[Brief]
In your copy, reproduce the entries exactly as they are, minus the images.

#### Input

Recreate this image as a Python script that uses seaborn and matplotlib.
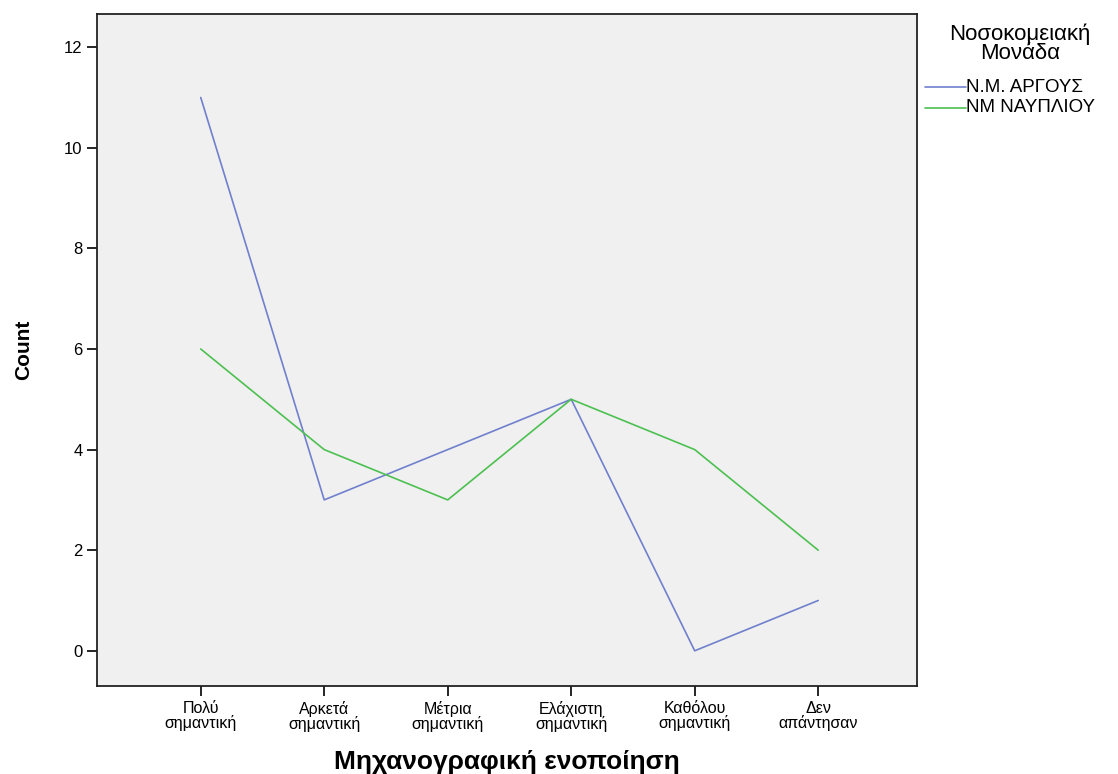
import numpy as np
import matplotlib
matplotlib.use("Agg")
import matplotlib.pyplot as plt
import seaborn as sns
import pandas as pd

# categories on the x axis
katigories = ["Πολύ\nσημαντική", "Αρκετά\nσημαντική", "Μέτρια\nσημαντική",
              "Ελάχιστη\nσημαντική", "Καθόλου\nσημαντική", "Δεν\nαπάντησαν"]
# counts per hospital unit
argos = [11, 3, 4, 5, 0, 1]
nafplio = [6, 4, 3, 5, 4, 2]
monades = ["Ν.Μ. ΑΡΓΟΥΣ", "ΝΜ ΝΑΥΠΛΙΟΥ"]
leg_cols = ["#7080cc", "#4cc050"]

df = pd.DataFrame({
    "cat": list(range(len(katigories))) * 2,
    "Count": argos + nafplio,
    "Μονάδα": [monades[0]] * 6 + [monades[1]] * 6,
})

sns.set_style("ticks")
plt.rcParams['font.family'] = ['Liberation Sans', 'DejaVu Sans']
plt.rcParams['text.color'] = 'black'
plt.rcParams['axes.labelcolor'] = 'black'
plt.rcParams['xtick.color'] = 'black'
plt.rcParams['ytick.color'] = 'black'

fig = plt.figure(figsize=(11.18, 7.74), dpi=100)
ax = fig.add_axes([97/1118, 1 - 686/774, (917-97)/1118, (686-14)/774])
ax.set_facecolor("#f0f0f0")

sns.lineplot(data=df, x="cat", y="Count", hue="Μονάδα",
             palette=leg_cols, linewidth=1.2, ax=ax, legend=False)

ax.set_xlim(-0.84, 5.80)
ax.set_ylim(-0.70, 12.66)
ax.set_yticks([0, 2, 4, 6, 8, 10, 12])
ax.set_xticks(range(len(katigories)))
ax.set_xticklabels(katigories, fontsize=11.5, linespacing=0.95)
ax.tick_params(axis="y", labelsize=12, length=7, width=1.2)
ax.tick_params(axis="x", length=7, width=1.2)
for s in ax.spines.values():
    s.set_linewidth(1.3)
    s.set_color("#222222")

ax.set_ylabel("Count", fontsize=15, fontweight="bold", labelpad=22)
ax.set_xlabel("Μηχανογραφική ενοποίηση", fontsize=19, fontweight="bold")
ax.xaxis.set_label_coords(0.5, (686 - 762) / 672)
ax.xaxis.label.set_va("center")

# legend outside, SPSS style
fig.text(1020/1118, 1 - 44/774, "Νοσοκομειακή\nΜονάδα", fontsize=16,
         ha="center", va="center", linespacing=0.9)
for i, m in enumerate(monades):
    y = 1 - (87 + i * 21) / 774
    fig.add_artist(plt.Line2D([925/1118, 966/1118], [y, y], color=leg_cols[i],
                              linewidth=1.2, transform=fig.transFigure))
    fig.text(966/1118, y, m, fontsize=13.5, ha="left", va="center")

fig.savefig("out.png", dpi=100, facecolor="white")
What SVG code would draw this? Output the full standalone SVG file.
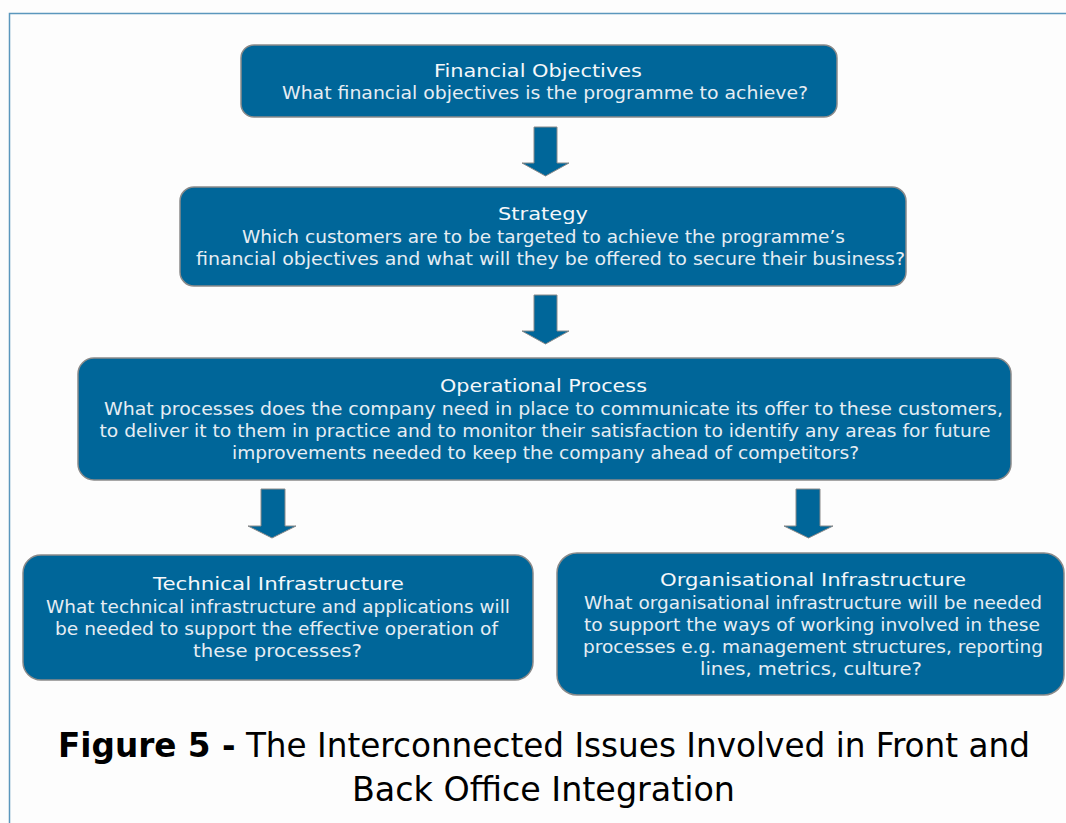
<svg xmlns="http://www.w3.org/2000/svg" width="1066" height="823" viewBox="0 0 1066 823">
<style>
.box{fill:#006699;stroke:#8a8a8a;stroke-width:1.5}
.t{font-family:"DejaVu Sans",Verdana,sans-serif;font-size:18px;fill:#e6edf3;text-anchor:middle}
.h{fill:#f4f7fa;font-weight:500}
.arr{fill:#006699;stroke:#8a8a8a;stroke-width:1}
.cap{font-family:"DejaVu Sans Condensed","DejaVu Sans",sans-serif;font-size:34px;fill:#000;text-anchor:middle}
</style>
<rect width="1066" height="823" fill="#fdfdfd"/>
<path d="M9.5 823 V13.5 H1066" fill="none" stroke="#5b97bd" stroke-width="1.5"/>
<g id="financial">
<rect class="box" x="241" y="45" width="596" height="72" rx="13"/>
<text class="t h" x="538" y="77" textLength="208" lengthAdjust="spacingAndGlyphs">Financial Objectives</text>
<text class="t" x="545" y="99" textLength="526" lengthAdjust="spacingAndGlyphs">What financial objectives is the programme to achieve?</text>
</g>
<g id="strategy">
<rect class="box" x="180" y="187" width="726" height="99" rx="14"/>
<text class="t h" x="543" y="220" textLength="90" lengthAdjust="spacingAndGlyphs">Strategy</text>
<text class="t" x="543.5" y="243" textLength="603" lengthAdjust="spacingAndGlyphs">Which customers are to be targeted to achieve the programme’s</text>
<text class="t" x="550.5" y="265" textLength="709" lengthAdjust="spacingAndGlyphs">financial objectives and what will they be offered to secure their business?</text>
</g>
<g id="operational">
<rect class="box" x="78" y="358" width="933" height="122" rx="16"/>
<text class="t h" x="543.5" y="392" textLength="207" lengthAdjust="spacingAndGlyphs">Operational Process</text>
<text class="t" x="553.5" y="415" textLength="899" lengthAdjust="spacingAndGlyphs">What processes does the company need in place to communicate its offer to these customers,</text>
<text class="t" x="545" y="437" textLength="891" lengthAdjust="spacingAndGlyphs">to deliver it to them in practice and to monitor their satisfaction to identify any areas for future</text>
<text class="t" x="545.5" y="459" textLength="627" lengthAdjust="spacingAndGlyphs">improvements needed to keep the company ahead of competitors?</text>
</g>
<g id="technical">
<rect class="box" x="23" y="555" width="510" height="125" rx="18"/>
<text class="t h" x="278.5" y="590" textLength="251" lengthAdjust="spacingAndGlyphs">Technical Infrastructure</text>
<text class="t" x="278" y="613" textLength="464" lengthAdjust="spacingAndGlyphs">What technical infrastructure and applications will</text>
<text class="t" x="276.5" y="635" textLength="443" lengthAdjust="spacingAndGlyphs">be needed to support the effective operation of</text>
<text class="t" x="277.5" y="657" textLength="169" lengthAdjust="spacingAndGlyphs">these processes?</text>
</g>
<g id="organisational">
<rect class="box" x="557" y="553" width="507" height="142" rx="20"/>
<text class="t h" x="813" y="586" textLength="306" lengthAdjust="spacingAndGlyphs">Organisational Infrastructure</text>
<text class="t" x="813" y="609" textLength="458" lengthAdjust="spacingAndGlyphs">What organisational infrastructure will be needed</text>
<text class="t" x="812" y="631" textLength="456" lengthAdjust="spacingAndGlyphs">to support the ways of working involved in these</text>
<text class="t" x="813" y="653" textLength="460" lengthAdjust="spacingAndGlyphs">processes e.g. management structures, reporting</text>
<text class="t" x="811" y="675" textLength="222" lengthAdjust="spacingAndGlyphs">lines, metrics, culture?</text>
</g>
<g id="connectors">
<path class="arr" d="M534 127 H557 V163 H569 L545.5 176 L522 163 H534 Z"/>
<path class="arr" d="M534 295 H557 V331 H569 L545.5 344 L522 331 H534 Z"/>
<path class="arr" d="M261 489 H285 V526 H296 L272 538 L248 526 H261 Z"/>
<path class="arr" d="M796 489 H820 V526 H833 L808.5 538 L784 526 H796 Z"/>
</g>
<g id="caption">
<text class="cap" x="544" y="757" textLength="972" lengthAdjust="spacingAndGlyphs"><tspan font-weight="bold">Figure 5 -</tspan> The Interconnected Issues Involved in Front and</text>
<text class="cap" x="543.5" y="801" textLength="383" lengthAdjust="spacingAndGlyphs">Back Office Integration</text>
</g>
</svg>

########

[Task result]
Recreate this image as a Python script that uses seaborn and matplotlib.
import numpy as np
import matplotlib
matplotlib.use("Agg")
import matplotlib.pyplot as plt
import seaborn as sns
import pandas as pd

# categories on the x axis
katigories = ["Πολύ\nσημαντική", "Αρκετά\nσημαντική", "Μέτρια\nσημαντική",
              "Ελάχιστη\nσημαντική", "Καθόλου\nσημαντική", "Δεν\nαπάντησαν"]
# counts per hospital unit
argos = [11, 3, 4, 5, 0, 1]
nafplio = [6, 4, 3, 5, 4, 2]
monades = ["Ν.Μ. ΑΡΓΟΥΣ", "ΝΜ ΝΑΥΠΛΙΟΥ"]
leg_cols = ["#7080cc", "#4cc050"]

df = pd.DataFrame({
    "cat": list(range(len(katigories))) * 2,
    "Count": argos + nafplio,
    "Μονάδα": [monades[0]] * 6 + [monades[1]] * 6,
})

sns.set_style("ticks")
plt.rcParams['font.family'] = ['Liberation Sans', 'DejaVu Sans']
plt.rcParams['text.color'] = 'black'
plt.rcParams['axes.labelcolor'] = 'black'
plt.rcParams['xtick.color'] = 'black'
plt.rcParams['ytick.color'] = 'black'

fig = plt.figure(figsize=(11.18, 7.74), dpi=100)
ax = fig.add_axes([97/1118, 1 - 686/774, (917-97)/1118, (686-14)/774])
ax.set_facecolor("#f0f0f0")

sns.lineplot(data=df, x="cat", y="Count", hue="Μονάδα",
             palette=leg_cols, linewidth=1.2, ax=ax, legend=False)

ax.set_xlim(-0.84, 5.80)
ax.set_ylim(-0.70, 12.66)
ax.set_yticks([0, 2, 4, 6, 8, 10, 12])
ax.set_xticks(range(len(katigories)))
ax.set_xticklabels(katigories, fontsize=11.5, linespacing=0.95)
ax.tick_params(axis="y", labelsize=12, length=7, width=1.2)
ax.tick_params(axis="x", length=7, width=1.2)
for s in ax.spines.values():
    s.set_linewidth(1.3)
    s.set_color("#222222")

ax.set_ylabel("Count", fontsize=15, fontweight="bold", labelpad=22)
ax.set_xlabel("Μηχανογραφική ενοποίηση", fontsize=19, fontweight="bold")
ax.xaxis.set_label_coords(0.5, (686 - 762) / 672)
ax.xaxis.label.set_va("center")

# legend outside, SPSS style
fig.text(1020/1118, 1 - 44/774, "Νοσοκομειακή\nΜονάδα", fontsize=16,
         ha="center", va="center", linespacing=0.9)
for i, m in enumerate(monades):
    y = 1 - (87 + i * 21) / 774
    fig.add_artist(plt.Line2D([925/1118, 966/1118], [y, y], color=leg_cols[i],
                              linewidth=1.2, transform=fig.transFigure))
    fig.text(966/1118, y, m, fontsize=13.5, ha="left", va="center")

fig.savefig("out.png", dpi=100, facecolor="white")
What SVG code would draw this? Output the full standalone SVG file.
<svg xmlns="http://www.w3.org/2000/svg" width="1066" height="823" viewBox="0 0 1066 823">
<style>
.box{fill:#006699;stroke:#8a8a8a;stroke-width:1.5}
.t{font-family:"DejaVu Sans",Verdana,sans-serif;font-size:18px;fill:#e6edf3;text-anchor:middle}
.h{fill:#f4f7fa;font-weight:500}
.arr{fill:#006699;stroke:#8a8a8a;stroke-width:1}
.cap{font-family:"DejaVu Sans Condensed","DejaVu Sans",sans-serif;font-size:34px;fill:#000;text-anchor:middle}
</style>
<rect width="1066" height="823" fill="#fdfdfd"/>
<path d="M9.5 823 V13.5 H1066" fill="none" stroke="#5b97bd" stroke-width="1.5"/>
<g id="financial">
<rect class="box" x="241" y="45" width="596" height="72" rx="13"/>
<text class="t h" x="538" y="77" textLength="208" lengthAdjust="spacingAndGlyphs">Financial Objectives</text>
<text class="t" x="545" y="99" textLength="526" lengthAdjust="spacingAndGlyphs">What financial objectives is the programme to achieve?</text>
</g>
<g id="strategy">
<rect class="box" x="180" y="187" width="726" height="99" rx="14"/>
<text class="t h" x="543" y="220" textLength="90" lengthAdjust="spacingAndGlyphs">Strategy</text>
<text class="t" x="543.5" y="243" textLength="603" lengthAdjust="spacingAndGlyphs">Which customers are to be targeted to achieve the programme’s</text>
<text class="t" x="550.5" y="265" textLength="709" lengthAdjust="spacingAndGlyphs">financial objectives and what will they be offered to secure their business?</text>
</g>
<g id="operational">
<rect class="box" x="78" y="358" width="933" height="122" rx="16"/>
<text class="t h" x="543.5" y="392" textLength="207" lengthAdjust="spacingAndGlyphs">Operational Process</text>
<text class="t" x="553.5" y="415" textLength="899" lengthAdjust="spacingAndGlyphs">What processes does the company need in place to communicate its offer to these customers,</text>
<text class="t" x="545" y="437" textLength="891" lengthAdjust="spacingAndGlyphs">to deliver it to them in practice and to monitor their satisfaction to identify any areas for future</text>
<text class="t" x="545.5" y="459" textLength="627" lengthAdjust="spacingAndGlyphs">improvements needed to keep the company ahead of competitors?</text>
</g>
<g id="technical">
<rect class="box" x="23" y="555" width="510" height="125" rx="18"/>
<text class="t h" x="278.5" y="590" textLength="251" lengthAdjust="spacingAndGlyphs">Technical Infrastructure</text>
<text class="t" x="278" y="613" textLength="464" lengthAdjust="spacingAndGlyphs">What technical infrastructure and applications will</text>
<text class="t" x="276.5" y="635" textLength="443" lengthAdjust="spacingAndGlyphs">be needed to support the effective operation of</text>
<text class="t" x="277.5" y="657" textLength="169" lengthAdjust="spacingAndGlyphs">these processes?</text>
</g>
<g id="organisational">
<rect class="box" x="557" y="553" width="507" height="142" rx="20"/>
<text class="t h" x="813" y="586" textLength="306" lengthAdjust="spacingAndGlyphs">Organisational Infrastructure</text>
<text class="t" x="813" y="609" textLength="458" lengthAdjust="spacingAndGlyphs">What organisational infrastructure will be needed</text>
<text class="t" x="812" y="631" textLength="456" lengthAdjust="spacingAndGlyphs">to support the ways of working involved in these</text>
<text class="t" x="813" y="653" textLength="460" lengthAdjust="spacingAndGlyphs">processes e.g. management structures, reporting</text>
<text class="t" x="811" y="675" textLength="222" lengthAdjust="spacingAndGlyphs">lines, metrics, culture?</text>
</g>
<g id="connectors">
<path class="arr" d="M534 127 H557 V163 H569 L545.5 176 L522 163 H534 Z"/>
<path class="arr" d="M534 295 H557 V331 H569 L545.5 344 L522 331 H534 Z"/>
<path class="arr" d="M261 489 H285 V526 H296 L272 538 L248 526 H261 Z"/>
<path class="arr" d="M796 489 H820 V526 H833 L808.5 538 L784 526 H796 Z"/>
</g>
<g id="caption">
<text class="cap" x="544" y="757" textLength="972" lengthAdjust="spacingAndGlyphs"><tspan font-weight="bold">Figure 5 -</tspan> The Interconnected Issues Involved in Front and</text>
<text class="cap" x="543.5" y="801" textLength="383" lengthAdjust="spacingAndGlyphs">Back Office Integration</text>
</g>
</svg>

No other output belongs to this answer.